## Stated task
Starting from the top of the material, restate each line exactly until the line that contains "plt.rcParams['font.weight'] = 'bold'", which is also copied. Pictures are excluded.

## Data for this task

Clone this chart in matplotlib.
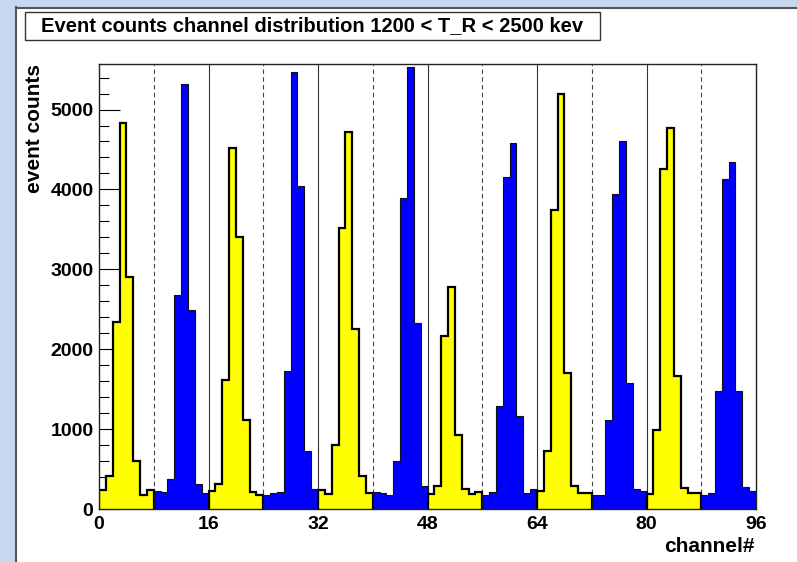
import matplotlib
matplotlib.use("Agg")
import matplotlib.pyplot as plt
from matplotlib.patches import Rectangle
from matplotlib.ticker import MultipleLocator
import numpy as np

plt.rcParams['font.family'] = ['Liberation Sans', 'DejaVu Sans']
plt.rcParams['font.weight'] = 'bold'

# event counts per channel, 8 channels per board
counts = [
    244, 419, 2335, 4827, 2910, 597, 181, 244,
    222, 214, 377, 2681, 5319, 2485, 319, 202,
    230, 310, 1619, 4514, 3410, 1119, 210, 181,
    181, 202, 210, 1723, 5473, 4044, 723, 252,
    244, 194, 806, 3515, 4723, 2252, 410, 202,
    214, 202, 181, 598, 3890, 5527, 2327, 294,
    185, 285, 2160, 2773, 931, 252, 194, 210,
    169, 214, 1294, 4152, 4577, 1160, 202, 252,
    222, 723, 3744, 5194, 1702, 285, 202, 202,
    181, 181, 1119, 3944, 4610, 1577, 252, 231,
    190, 985, 4256, 4773, 1660, 265, 202, 202,
    181, 202, 1473, 4127, 4340, 1481, 277, 222,
]
group_size = 8
solid_lines = [16, 32, 48, 64, 80]
dashed_lines = [8, 24, 40, 56, 72, 88]
x_ticks = [0, 16, 32, 48, 64, 80, 96]

title = "Event counts channel distribution 1200 < T_R < 2500 kev"

W, H = 797, 562
fig = plt.figure(figsize=(W / 100, H / 100), dpi=100)
fig.patch.set_facecolor('#c6d8ef')

# white pad with dark bevel on top/left
px = lambda v: v / W
py = lambda v: 1 - v / H
pad = Rectangle((px(15), 0), 1.0, py(7), transform=fig.transFigure,
                facecolor='white', edgecolor='none', zorder=-5)
fig.patches.append(pad)
fig.add_artist(plt.Line2D([px(15.5), px(15.5)], [0, py(7)], color='#555555', lw=1.5,
                          transform=fig.transFigure, zorder=-4))
fig.add_artist(plt.Line2D([px(15.5), 1], [py(7.5), py(7.5)], color='#555555', lw=1.5,
                          transform=fig.transFigure, zorder=-4))

ax = fig.add_axes([px(99), 1 - 509 / H, (756 - 99) / W, (509 - 64) / H])
ax.set_facecolor('white')

for x in solid_lines:
    ax.axvline(x, color='#333333', lw=0.8, zorder=1)
for x in dashed_lines:
    ax.axvline(x, color='#444444', lw=0.8, ls=(0, (4, 3)), zorder=1)

counts = np.array(counts)
for g in range(len(counts) // group_size):
    lo = g * group_size
    vals = counts[lo:lo + group_size]
    edges = np.arange(lo, lo + group_size + 1)
    if g % 2 == 0:
        ax.stairs(vals, edges, fill=True, color='#ffff00', zorder=2)
        ax.stairs(vals, edges, baseline=0, color='black', lw=1.6, zorder=3)
    else:
        ax.stairs(vals, edges, fill=True, color='#0000ff', zorder=2)
        ax.stairs(vals, edges, baseline=0, color='#111111', lw=0.8, zorder=3)

ax.set_xlim(0, 96)
ax.set_ylim(0, 5570)
ax.set_xticks(x_ticks)
ax.yaxis.set_major_locator(MultipleLocator(1000))
ax.yaxis.set_minor_locator(MultipleLocator(200))
ax.tick_params(axis='y', which='major', direction='in', length=15, width=0.8,
               labelsize=14, pad=4)
ax.tick_params(axis='y', which='minor', direction='in', length=7.5, width=0.8)
ax.tick_params(axis='x', which='both', length=0, labelsize=14, pad=5)
for lab in ax.get_xticklabels() + ax.get_yticklabels():
    lab.set_fontweight('bold')
for s in ax.spines.values():
    s.set_color('#222222')
    s.set_linewidth(1.0)
    s.set_zorder(5)

# title box
fig.patches.append(Rectangle((px(25), py(40)), px(600) - px(25), py(12) - py(40),
                             transform=fig.transFigure, facecolor='white',
                             edgecolor='#333333', lw=1.0, zorder=1))
fig.text(px(312), py(26), title, ha='center', va='center', fontsize=14.5,
         fontweight='bold')

fig.text(px(35), py(64), "event counts", rotation=90, ha='center', va='top',
         fontsize=15, fontweight='bold')
fig.text(px(755), py(547), "channel#", ha='right', va='center',
         fontsize=15, fontweight='bold')

fig.savefig('out.png', dpi=100, facecolor=fig.get_facecolor())
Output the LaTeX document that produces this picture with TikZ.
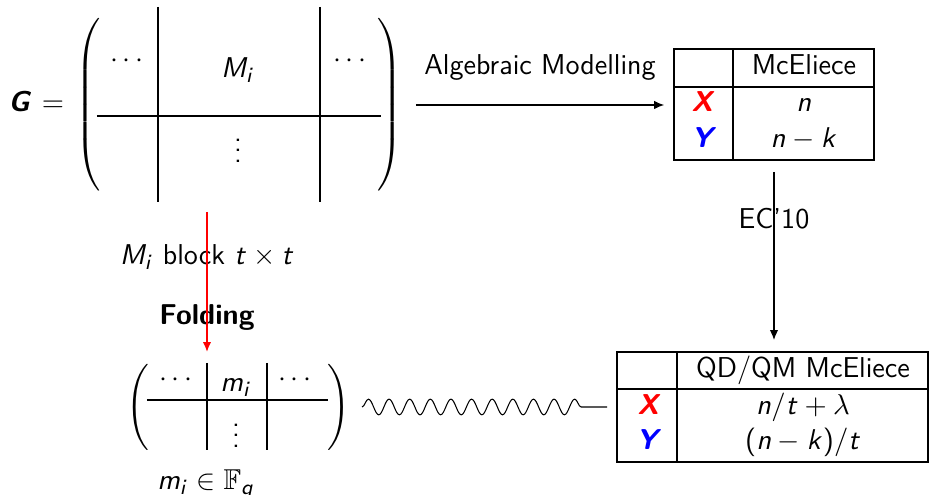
\documentclass[tikz,border=0pt]{standalone}
\usepackage{amssymb}
\usetikzlibrary{arrows.meta,decorations.pathmorphing}
\DeclareSymbolFont{sfit}{OT1}{cmss}{m}{sl}
\DeclareSymbolFont{sfup}{OT1}{cmss}{m}{n}
\DeclareMathSymbol{M}{\mathalpha}{sfit}{`M}
\DeclareMathSymbol{i}{\mathalpha}{sfit}{`i}
\DeclareMathSymbol{m}{\mathalpha}{sfit}{`m}
\DeclareMathSymbol{n}{\mathalpha}{sfit}{`n}
\DeclareMathSymbol{k}{\mathalpha}{sfit}{`k}
\DeclareMathSymbol{t}{\mathalpha}{sfit}{`t}
\DeclareMathSymbol{q}{\mathalpha}{sfit}{`q}
\DeclareMathSymbol{(}{\mathopen}{sfup}{`(}
\DeclareMathSymbol{)}{\mathclose}{sfup}{`)}
\DeclareMathSymbol{/}{\mathord}{sfup}{`/}
\newcommand\mydelim[3]{$\left#1\vcenter{\hrule height #2 width 0pt}\right#3$}
\tikzset{
  every node/.style={font=\sffamily\fontsize{11}{13.5}\selectfont, inner sep=0pt, outer sep=0pt},
  arr/.style={-{Latex[length=3.8pt,width=3.2pt]}, line width=0.4pt},
  tbl/.style={draw, line width=0.45pt},
  rulel/.style={line width=0.45pt},
  wave/.style={decorate, decoration={snake, segment length=7.9pt, amplitude=3pt, post length=7.7pt}, line width=0.4pt},
}
\begin{document}
\begin{tikzpicture}[x=0.383pt, y=-0.383pt]
\useasboundingbox (0,0) rectangle (930,495);

% G =
\node[anchor=base] (G) at (20,112) {\textbf{\textit{G}}};
\node[anchor=base] (eq) at (53,112) {$=$};

% big matrix
\node (lp) at (89.5,105) {\mydelim{(}{67pt}{.}};
\node (rp) at (388.5,105) {\mydelim{.}{67pt}{)}};
\draw[rulel] (158,7) -- (158,202);
\draw[rulel] (320,7) -- (320,202);
\draw[rulel] (97,116) -- (381,116);
\node (d1) at (127,61) {$\cdots$};
\node[anchor=base] (Mi) at (238,78) {$M_i$};
\node (d2) at (350,61) {$\cdots$};
\node (v1) at (238,143) {$\vdots$};

% table 1
\node[tbl, minimum width={200*0.383pt}, minimum height={111*0.383pt}] (t1) at (774,104.5) {};
\draw[rulel] (674,87) -- (874,87);
\draw[rulel] (733,49) -- (733,160);
\node[anchor=base] (h1) at (804,75) {McEliece};
\node[anchor=base] (x1) at (703,112) {\textcolor{red}{\textbf{\textit{X}}}};
\node[anchor=base] (n1) at (804,112) {$n$};
\node[anchor=base] (y1) at (704,148) {\textcolor{blue}{\textbf{\textit{Y}}}};
\node[anchor=base] (m1) at (804,148) {$n-k$};

% table 2
\node[tbl, minimum width={311*0.383pt}, minimum height={110*0.383pt}] (t2) at (772.5,407) {};
\draw[rulel] (617,389) -- (928,389);
\draw[rulel] (677,352) -- (677,462);
\node[anchor=base] (h2) at (803,378) {QD/QM McEliece};
\node[anchor=base] (x2) at (649,415) {\textcolor{red}{\textbf{\textit{X}}}};
\node[anchor=base] (n2) at (803,415) {$n/t+\lambda$};
\node[anchor=base] (y2) at (649,450) {\textcolor{blue}{\textbf{\textit{Y}}}};
\node[anchor=base] (m2) at (803,450) {$(n-k)/t$};

% algebraic modelling arrow
\coordinate (am) at (416,105);
\node[anchor=base] (alg) at (540,75) {Algebraic Modelling};
\draw[arr, shorten >=3.8pt] (am) -- (am -| t1.west);

% EC'10 arrow
\draw[arr, shorten <=4.6pt, shorten >=4.6pt] (t1.south) -- (t1.south |- t2.north);
\node[anchor=base] (ec) at (774,229) {EC'10};

% labels on left
\node[anchor=base] (blk) at (207,265) {$M_i$ block $t\times t$};
\node[anchor=base] (fold) at (207,325) {\textbf{Folding}};

% small matrix
\node (slp) at (139.5,407.5) {\mydelim{(}{32.6pt}{.}};
\node (srp) at (337.5,407.5) {\mydelim{.}{32.6pt}{)}};
\draw[rulel] (207,363) -- (207,450);
\draw[rulel] (267,363) -- (267,450);
\draw[rulel] (147,400) -- (328,400);
\node (sd1) at (176,380) {$\cdots$};
\node[anchor=base] (smi) at (236,392) {$m_i$};
\node (sd2) at (295,380) {$\cdots$};
\node (sv1) at (236,428) {$\vdots$};
\node[anchor=base] (fq) at (206,490) {$m_i\in\mathbb{F}_q$};

% red folding arrow
\coordinate (ra) at (207,212);
\coordinate (rb) at (207,352);
\draw[arr, red, line width=0.6pt] (ra) -- (rb);

% wave
\coordinate (w0) at (362,407);
\draw[wave] (w0) -- ([xshift=-3.8pt]t2.west);
\end{tikzpicture}
\end{document}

## Reply
Clone this chart in matplotlib.
import matplotlib
matplotlib.use("Agg")
import matplotlib.pyplot as plt
from matplotlib.patches import Rectangle
from matplotlib.ticker import MultipleLocator
import numpy as np

plt.rcParams['font.family'] = ['Liberation Sans', 'DejaVu Sans']
plt.rcParams['font.weight'] = 'bold'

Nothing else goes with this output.